在此期间,俄国政府与日本政府签订《第三次日俄密约》,重新确定和划分两国在满洲的利益,并将势力范围延伸到蒙古地区。俄国处心积虑地侵占位于黑龙江西北部呼伦贝尔沿边土地。进入20世纪以来,俄人不时偷越中国边界,挖矿垦田、盗伐森林。1909年清政府约俄方派员会堪这段边界,随即共同进行实地勘察。但俄国人“不顾公理,狡展强争”,“勘水路时,则以我岸河汊强呼为老额尔古纳河,冀图夺我洲渚;勘陆路时,则将界点南移,冀图包括满洲里。”由于俄国坚持侵略立场,蓄意多占土地,这一问题长期不能定议。辛亥革命爆发后,俄国政府乘机勒索,“划定地点,催迫承认”。清政府在革命洪流中已经奄奄一息,只得任凭俄国摆布。于1911年11月11日指示驻俄公使陆征祥向俄国表明:除满洲里一处“万不能让”外,他处或可商量。满洲里是中外条约明文规定的商埠,涉及列强的共同利益,沙俄强指该地属俄,本来是为厂讨价还价,清政府已接受其他全部要求,俄方便顺水推舟,佯作让步,不再就这一问题纠缠。12月20日,两国会勘大臣周树模和菩提罗夫在齐齐哈尔签订《中俄满洲里界约》,沙俄通过这一不平等条约,割占1400多平方公里的中国领土。1912年1月中旬,呼伦贝尔地区蒙旗头目在外蒙煽动下发动武装叛乱,俄国乘机干涉。它一方面借口“严守中立”,拒绝中国使用中东铁路运兵平叛,并宣布“铁路界内华兵不得与蒙兵冲突”;另一方面暗中接济叛匪枪支弹药,竭力扩大叛乱规模。大量事实证明这种看法的正确性:俄国人的援助在这场战争中起到了推波助澜的作用。蒙古人和巴尔虎人使用的武器主要是俄国提供的;叛匪进攻胪滨时,俄国甚至出兵助攻。俄国就是用这样的颠覆手段,“变相的占领了大兴安岭以西、额尔古纳河以东的广大地域。”
三、美国“满洲政策”的调整与资本收缩
美国对东三省的政策,一直以来,都建立在坚持“门户开放”政策的框架范围之内。但在不同时期,“门户开放”政策的具体实施又略有不同。海约翰时期的“门户开放”政策基于对美国政策限度的估计之上,它承认日俄两国在满洲的特殊利益和势力范围,只要求商业机会均等,并在东北放弃了“维护中国领土与行政的一体”这一宗旨。塔夫脱政府的“金元外交”则在海约翰“门户开放”政策的基础上显著地突破了早期门户开放政策的局限。首先,它反对特殊利益和势力范围,要求突破日俄势力范围并取代它们的特殊利益。其次,“金元外交”不仅要求商业机会均等,而且还要求投资机会均等。最后,“金元外交”为突破日俄在东三省的势力范围,扩展美国利益的目标,又做出积极维护东北边疆领土和主权完整的姿态。

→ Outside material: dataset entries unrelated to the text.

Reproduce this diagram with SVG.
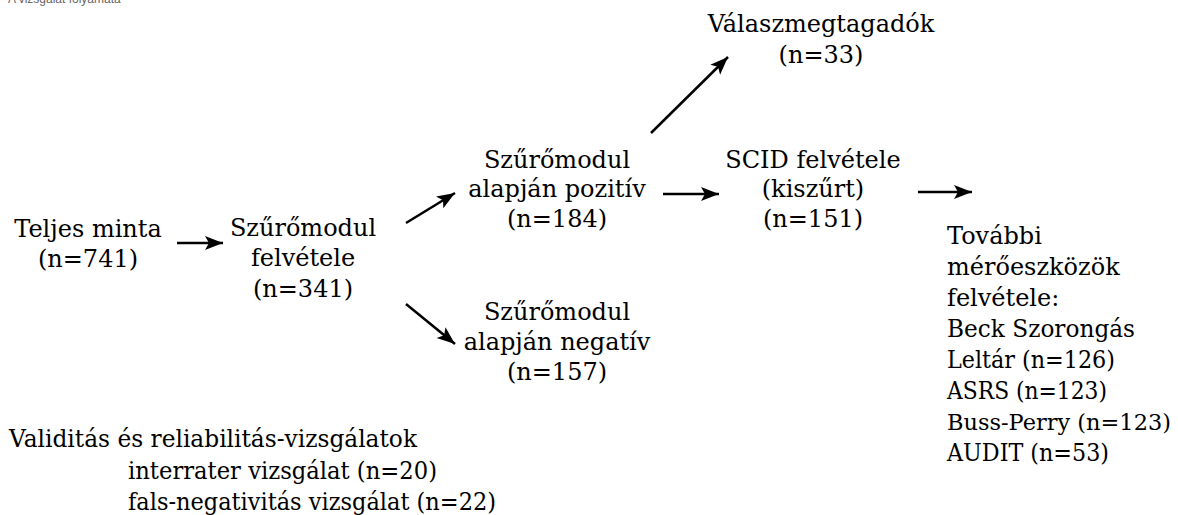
<svg xmlns="http://www.w3.org/2000/svg" width="1178" height="515" viewBox="0 0 1178 515">
<style>
  .t { font-family: "DejaVu Serif", "Liberation Serif", serif; font-size: 24px; fill: #000; }
  .c { text-anchor: middle; }
  .title { font-family: "Liberation Sans", Arial, sans-serif; font-size: 12px; fill: #666; }
  .conn line { stroke: #000; stroke-width: 2.5; marker-end: url(#ah); }
</style>
<defs>
  <marker id="ah" markerUnits="userSpaceOnUse" markerWidth="20" markerHeight="16" refX="18" refY="7" orient="auto">
    <path d="M0,0 L18,7 L0,14 L4,7 Z" fill="#000"/>
  </marker>
</defs>
<rect width="1178" height="515" fill="#fff"/>
<text class="title" x="8" y="3">A vizsgálat folyamata</text>

<g id="teljes">
  <text class="t c" x="88" y="237">Teljes minta</text>
  <text class="t c" x="88" y="267">(n=741)</text>
</g>
<g id="szuromodul">
  <text class="t c" x="303" y="236">Szűrőmodul</text>
  <text class="t c" x="303" y="266">felvétele</text>
  <text class="t c" x="303" y="297">(n=341)</text>
</g>
<g id="pozitiv">
  <text class="t c" x="557" y="168">Szűrőmodul</text>
  <text class="t c" x="557" y="197">alapján pozitív</text>
  <text class="t c" x="557" y="227">(n=184)</text>
</g>
<g id="negativ">
  <text class="t c" x="557" y="320">Szűrőmodul</text>
  <text class="t c" x="557" y="350">alapján negatív</text>
  <text class="t c" x="557" y="380">(n=157)</text>
</g>
<g id="scid">
  <text class="t c" x="813" y="168">SCID felvétele</text>
  <text class="t c" x="813" y="197">(kiszűrt)</text>
  <text class="t c" x="813" y="227">(n=151)</text>
</g>
<g id="valasz">
  <text class="t c" x="821" y="32">Válaszmegtagadók</text>
  <text class="t c" x="821" y="63">(n=33)</text>
</g>
<g id="tovabbi">
  <text class="t" x="947" y="244">További</text>
  <text class="t" x="947" y="275">mérőeszközök</text>
  <text class="t" x="947" y="306">felvétele:</text>
  <text class="t" x="947" y="337" textLength="188" lengthAdjust="spacingAndGlyphs">Beck Szorongás</text>
  <text class="t" x="947" y="368" textLength="168" lengthAdjust="spacingAndGlyphs">Leltár (n=126)</text>
  <text class="t" x="947" y="399" textLength="160" lengthAdjust="spacingAndGlyphs">ASRS (n=123)</text>
  <text class="t" x="947" y="430" style="font-size:22px" textLength="224" lengthAdjust="spacingAndGlyphs">Buss-Perry (n=123)</text>
  <text class="t" x="947" y="461" textLength="162" lengthAdjust="spacingAndGlyphs">AUDIT (n=53)</text>
</g>
<g id="validitas">
  <text class="t" x="9" y="447" textLength="408" lengthAdjust="spacingAndGlyphs">Validitás és reliabilitás-vizsgálatok</text>
  <text class="t" x="128" y="479" textLength="309" lengthAdjust="spacingAndGlyphs">interrater vizsgálat (n=20)</text>
  <text class="t" x="128" y="510" textLength="368" lengthAdjust="spacingAndGlyphs">fals-negativitás vizsgálat (n=22)</text>
</g>

<g id="connectors" class="conn">
  <line x1="177" y1="243" x2="223" y2="243"/>
  <line x1="406" y1="223" x2="455" y2="193"/>
  <line x1="406" y1="304" x2="455" y2="344"/>
  <line x1="651" y1="133" x2="728" y2="57"/>
  <line x1="663" y1="194" x2="719" y2="194"/>
  <line x1="918" y1="192" x2="972" y2="192"/>
</g>
</svg>
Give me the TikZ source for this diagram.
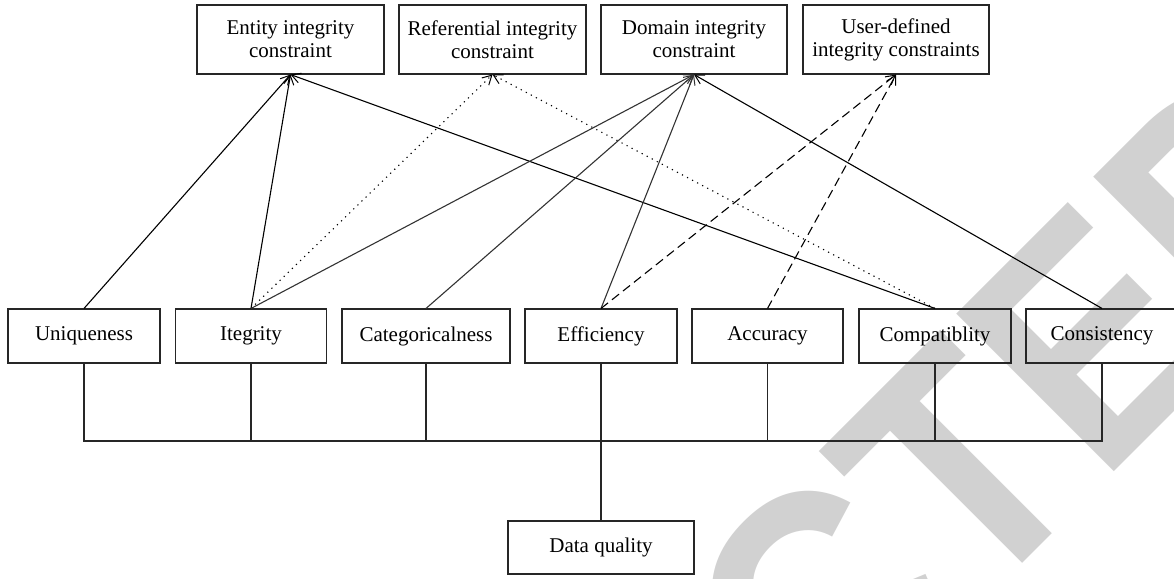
\documentclass[tikz,border=0pt]{standalone}
\usepackage{fontspec}
\setmainfont{Liberation Serif}
\newfontfamily\wmfont{Liberation Sans}
\usetikzlibrary{arrows.meta}
\tikzset{
  box/.style={draw=black!85, line width=1.1pt, inner sep=0pt, align=center,
    font=\fontsize{21}{23}\selectfont, minimum height=54pt},
  topbox/.style={box, minimum height=69pt},
  link/.style={line width=1.1pt, draw=black, -{Straight Barb[length=9pt,width=10pt,line width=1pt]}},
  dotlink/.style={link, dash pattern=on 1.2pt off 4.5pt},
  dashlink/.style={link, dash pattern=on 9pt off 5pt},
  busline/.style={line width=1.1pt, draw=black!85},
  watermark/.style={text=black!18, font=\wmfont\bfseries\fontsize{324}{324}\selectfont,
    inner sep=0pt, rotate=45, xscale=0.9, transform shape}
}
\begin{document}
\begin{tikzpicture}[x=1pt,y=-1pt]
\useasboundingbox (0,0) rectangle (1174,578);
\clip (0,0) rectangle (1174,578);
% watermark (visible part of the stamp)
\node[watermark, anchor=base east] (wm) at (1387,199) {CTED};
% top row
\node[topbox, minimum width=187pt] (ent) at (290.5,39.5) {Entity integrity\\constraint};
\node[topbox, minimum width=187pt] (ref) at (492.5,39.5) {Referential integrity\\constraint};
\node[topbox, minimum width=186pt] (dom) at (694,39.5) {Domain integrity\\constraint};
\node[topbox, minimum width=186pt] (usr) at (896,39.5) {User-defined\\integrity constraints};
% bottom row
\node[box, minimum width=152pt] (uni) at (84,336) {Uniqueness};
\node[box, minimum width=151pt] (itg) at (251,336) {Itegrity};
\node[box, minimum width=168pt] (cat) at (426,336) {Categoricalness};
\node[box, minimum width=152pt] (eff) at (601,336) {Efficiency};
\node[box, minimum width=151pt] (acc) at (767.5,336) {Accuracy};
\node[box, minimum width=152pt] (cpt) at (935,336) {Compatiblity};
\node[box, minimum width=152pt] (cns) at (1102,336) {Consistency};
\node[box, minimum width=186pt, minimum height=53pt] (dq) at (601,547.5) {Data quality};
% bus
\coordinate (bus) at (601,441);
\draw[busline] (uni.south) |- (bus);
\draw[busline] (cns.south) |- (bus);
\foreach \n in {itg,cat,acc,cpt} \draw[busline] (\n.south) -- (\n.south |- bus);
\draw[busline] (eff.south) -- (dq.north);
% links
\draw[link] (uni.north) -- (ent.south);
\draw[link] (itg.north) -- (ent.south);
\draw[link] (cpt.north) -- (ent.south);
\draw[dotlink] (itg.north) -- (ref.south);
\draw[dotlink] (cpt.north) -- (ref.south);
\draw[link, draw=black!80] (itg.north) -- (dom.south);
\draw[link, draw=black!80] (cat.north) -- (dom.south);
\draw[link, draw=black!80] (eff.north) -- (dom.south);
\draw[link] (cns.north) -- (dom.south);
\draw[dashlink] (eff.north) -- (usr.south);
\draw[dashlink] (acc.north) -- (usr.south);
\end{tikzpicture}
\end{document}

辛亥革命前夕,塔夫脱政府建立在“满洲政策”基础上的“金元外交”受到日俄的顽强抵制,基本以失败告终。于是,美国政府开始考虑调整“满洲政策”。1911年6月5日,诺克斯指示美国驻俄国大使向俄国政府表明美国远东政策尤其是对中国满洲的立场。这份电报表明了“金元外交”策略的重大调整,即:放弃对日俄在满洲势力范围和特殊权益的挑战,承认他们的既得利益;谋求同这两个满洲势力最为强大国家的合作:不再支持中国抵抗日俄咄咄逼人的满洲攻势,而是规劝清政府逆来顺受,息事宁人。